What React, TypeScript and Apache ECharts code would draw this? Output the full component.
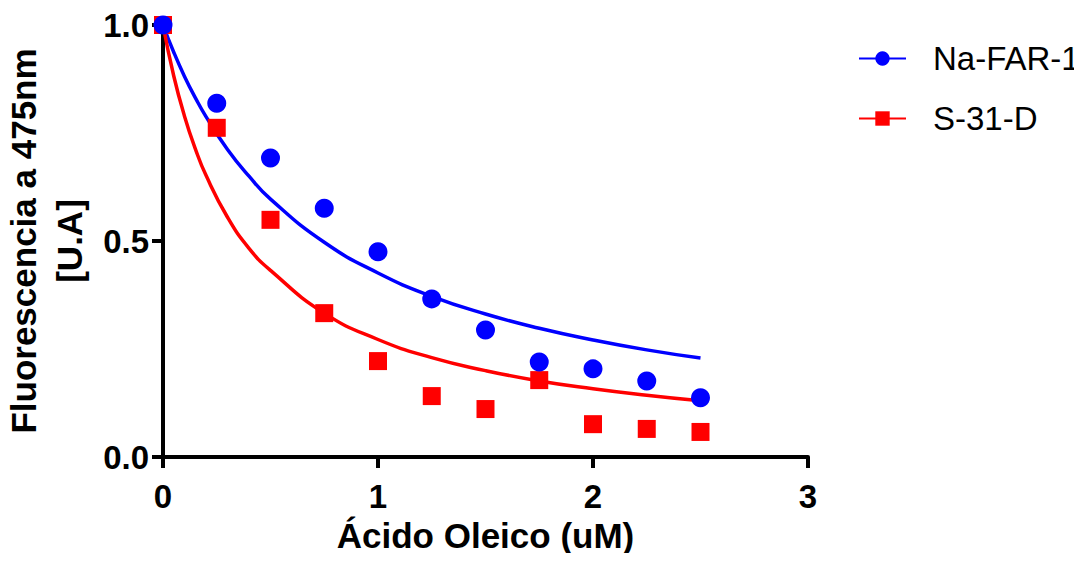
import React, { useEffect, useRef } from "react";
import * as echarts from "echarts";

const concentrations = [0, 0.25, 0.5, 0.75, 1, 1.25, 1.5, 1.75, 2, 2.25, 2.5];
const naFar1 = [1.0, 0.819, 0.692, 0.576, 0.475, 0.366, 0.294, 0.22, 0.204, 0.176, 0.137];
const s31d = [1.0, 0.762, 0.549, 0.333, 0.222, 0.141, 0.111, 0.178, 0.076, 0.065, 0.058];

const fitX = [0, 0.05, 0.1, 0.15, 0.2, 0.3, 0.4, 0.5, 0.75, 1, 1.25, 1.5, 1.75, 2, 2.25, 2.5];
const naFar1Fit = [1.0, 0.937, 0.881, 0.832, 0.788, 0.712, 0.65, 0.597, 0.497, 0.426, 0.372, 0.331, 0.298, 0.271, 0.248, 0.229];
const s31dFit = [1.0, 0.882, 0.789, 0.714, 0.652, 0.555, 0.483, 0.432, 0.333, 0.272, 0.23, 0.2, 0.176, 0.158, 0.143, 0.13];

const xTicks = [0, 1, 2, 3];
const yTicks = [0, 0.5, 1.0];

const BLUE = "#0000ff";
const RED = "#ff0000";
const FONT = "Arial, 'Liberation Sans', sans-serif";

export default function App() {
  const ref = useRef<HTMLDivElement>(null);
  useEffect(() => {
    if (!ref.current) return;
    const chart = echarts.init(ref.current, null, { renderer: "svg" });
    const pair = (xs: number[], ys: number[]) => xs.map((x, i) => [x, ys[i]]);
    chart.setOption({
      animation: false,
      backgroundColor: "#ffffff",
      grid: { left: 163, top: 25, right: 274, bottom: 104, containLabel: false, outerBoundsMode: "none" },
      legend: {
        data: ["Na-FAR-1", "S-31-D"],
        orient: "vertical",
        left: 853,
        top: 37,
        itemWidth: 47,
        itemHeight: 18,
        itemGap: 27,
        textStyle: { fontFamily: FONT, fontSize: 33, color: "#000", padding: [0, 0, 0, 22] },
      },
      xAxis: {
        type: "value",
        min: 0,
        max: 3,
        interval: 1,
        name: "Ácido Oleico (uM)",
        nameLocation: "middle",
        nameGap: 53,
        nameTextStyle: { fontFamily: FONT, fontSize: 35, fontWeight: "bold", color: "#000" },
        axisLine: { show: true, onZero: false, lineStyle: { color: "#000", width: 4 } },
        axisTick: { show: true, inside: false, length: 11, lineStyle: { color: "#000", width: 4 } },
        axisLabel: {
          fontFamily: FONT, fontSize: 33, fontWeight: "bold", color: "#000", margin: 23,
          formatter: (v: number) => (xTicks.includes(v) ? String(v) : ""),
        },
        splitLine: { show: false },
      },
      yAxis: {
        type: "value",
        min: 0,
        max: 1,
        interval: 0.5,
        name: "Fluorescencia a 475nm\n[U.A]",
        nameLocation: "middle",
        nameRotate: 90,
        nameGap: 62,
        nameTextStyle: { fontFamily: FONT, fontSize: 35, fontWeight: "bold", color: "#000", lineHeight: 46 },
        axisLine: { show: true, onZero: false, lineStyle: { color: "#000", width: 4 } },
        axisTick: { show: true, inside: false, length: 11, lineStyle: { color: "#000", width: 4 } },
        axisLabel: {
          fontFamily: FONT, fontSize: 33, fontWeight: "bold", color: "#000", margin: 14,
          formatter: (v: number) => (yTicks.some((t) => Math.abs(t - v) < 1e-9) ? v.toFixed(1) : ""),
        },
        splitLine: { show: false },
      },
      series: [
        {
          name: "Na-FAR-1",
          type: "line",
          data: pair(fitX, naFar1Fit),
          smooth: true,
          symbol: "circle",
          symbolSize: 19,
          showSymbol: false,
          lineStyle: { color: BLUE, width: 3.5 },
          itemStyle: { color: BLUE },
          z: 2,
        },
        {
          name: "S-31-D",
          type: "line",
          data: pair(fitX, s31dFit),
          smooth: true,
          symbol: "rect",
          symbolSize: 18,
          showSymbol: false,
          lineStyle: { color: RED, width: 3.5 },
          itemStyle: { color: RED },
          z: 2,
        },
        {
          name: "Na-FAR-1",
          type: "scatter",
          data: pair(concentrations, naFar1),
          symbol: "circle",
          symbolSize: 19,
          itemStyle: { color: BLUE, opacity: 1 },
          z: 4,
        },
        {
          name: "S-31-D",
          type: "scatter",
          data: pair(concentrations, s31d),
          symbol: "rect",
          symbolSize: 18,
          itemStyle: { color: RED, opacity: 1 },
          z: 3,
        },
      ],
    });
    return () => chart.dispose();
  }, []);
  return <div ref={ref} style={{ width: 1082, height: 561, margin: -8 }} />;
}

Requirements = In the copy, include no pictures; restate the listing above exactly.

Exercise response =
What React, TypeScript and Apache ECharts code would draw this? Output the full component.
import React, { useEffect, useRef } from "react";
import * as echarts from "echarts";

const concentrations = [0, 0.25, 0.5, 0.75, 1, 1.25, 1.5, 1.75, 2, 2.25, 2.5];
const naFar1 = [1.0, 0.819, 0.692, 0.576, 0.475, 0.366, 0.294, 0.22, 0.204, 0.176, 0.137];
const s31d = [1.0, 0.762, 0.549, 0.333, 0.222, 0.141, 0.111, 0.178, 0.076, 0.065, 0.058];

const fitX = [0, 0.05, 0.1, 0.15, 0.2, 0.3, 0.4, 0.5, 0.75, 1, 1.25, 1.5, 1.75, 2, 2.25, 2.5];
const naFar1Fit = [1.0, 0.937, 0.881, 0.832, 0.788, 0.712, 0.65, 0.597, 0.497, 0.426, 0.372, 0.331, 0.298, 0.271, 0.248, 0.229];
const s31dFit = [1.0, 0.882, 0.789, 0.714, 0.652, 0.555, 0.483, 0.432, 0.333, 0.272, 0.23, 0.2, 0.176, 0.158, 0.143, 0.13];

const xTicks = [0, 1, 2, 3];
const yTicks = [0, 0.5, 1.0];

const BLUE = "#0000ff";
const RED = "#ff0000";
const FONT = "Arial, 'Liberation Sans', sans-serif";

export default function App() {
  const ref = useRef<HTMLDivElement>(null);
  useEffect(() => {
    if (!ref.current) return;
    const chart = echarts.init(ref.current, null, { renderer: "svg" });
    const pair = (xs: number[], ys: number[]) => xs.map((x, i) => [x, ys[i]]);
    chart.setOption({
      animation: false,
      backgroundColor: "#ffffff",
      grid: { left: 163, top: 25, right: 274, bottom: 104, containLabel: false, outerBoundsMode: "none" },
      legend: {
        data: ["Na-FAR-1", "S-31-D"],
        orient: "vertical",
        left: 853,
        top: 37,
        itemWidth: 47,
        itemHeight: 18,
        itemGap: 27,
        textStyle: { fontFamily: FONT, fontSize: 33, color: "#000", padding: [0, 0, 0, 22] },
      },
      xAxis: {
        type: "value",
        min: 0,
        max: 3,
        interval: 1,
        name: "Ácido Oleico (uM)",
        nameLocation: "middle",
        nameGap: 53,
        nameTextStyle: { fontFamily: FONT, fontSize: 35, fontWeight: "bold", color: "#000" },
        axisLine: { show: true, onZero: false, lineStyle: { color: "#000", width: 4 } },
        axisTick: { show: true, inside: false, length: 11, lineStyle: { color: "#000", width: 4 } },
        axisLabel: {
          fontFamily: FONT, fontSize: 33, fontWeight: "bold", color: "#000", margin: 23,
          formatter: (v: number) => (xTicks.includes(v) ? String(v) : ""),
        },
        splitLine: { show: false },
      },
      yAxis: {
        type: "value",
        min: 0,
        max: 1,
        interval: 0.5,
        name: "Fluorescencia a 475nm\n[U.A]",
        nameLocation: "middle",
        nameRotate: 90,
        nameGap: 62,
        nameTextStyle: { fontFamily: FONT, fontSize: 35, fontWeight: "bold", color: "#000", lineHeight: 46 },
        axisLine: { show: true, onZero: false, lineStyle: { color: "#000", width: 4 } },
        axisTick: { show: true, inside: false, length: 11, lineStyle: { color: "#000", width: 4 } },
        axisLabel: {
          fontFamily: FONT, fontSize: 33, fontWeight: "bold", color: "#000", margin: 14,
          formatter: (v: number) => (yTicks.some((t) => Math.abs(t - v) < 1e-9) ? v.toFixed(1) : ""),
        },
        splitLine: { show: false },
      },
      series: [
        {
          name: "Na-FAR-1",
          type: "line",
          data: pair(fitX, naFar1Fit),
          smooth: true,
          symbol: "circle",
          symbolSize: 19,
          showSymbol: false,
          lineStyle: { color: BLUE, width: 3.5 },
          itemStyle: { color: BLUE },
          z: 2,
        },
        {
          name: "S-31-D",
          type: "line",
          data: pair(fitX, s31dFit),
          smooth: true,
          symbol: "rect",
          symbolSize: 18,
          showSymbol: false,
          lineStyle: { color: RED, width: 3.5 },
          itemStyle: { color: RED },
          z: 2,
        },
        {
          name: "Na-FAR-1",
          type: "scatter",
          data: pair(concentrations, naFar1),
          symbol: "circle",
          symbolSize: 19,
          itemStyle: { color: BLUE, opacity: 1 },
          z: 4,
        },
        {
          name: "S-31-D",
          type: "scatter",
          data: pair(concentrations, s31d),
          symbol: "rect",
          symbolSize: 18,
          itemStyle: { color: RED, opacity: 1 },
          z: 3,
        },
      ],
    });
    return () => chart.dispose();
  }, []);
  return <div ref={ref} style={{ width: 1082, height: 561, margin: -8 }} />;
}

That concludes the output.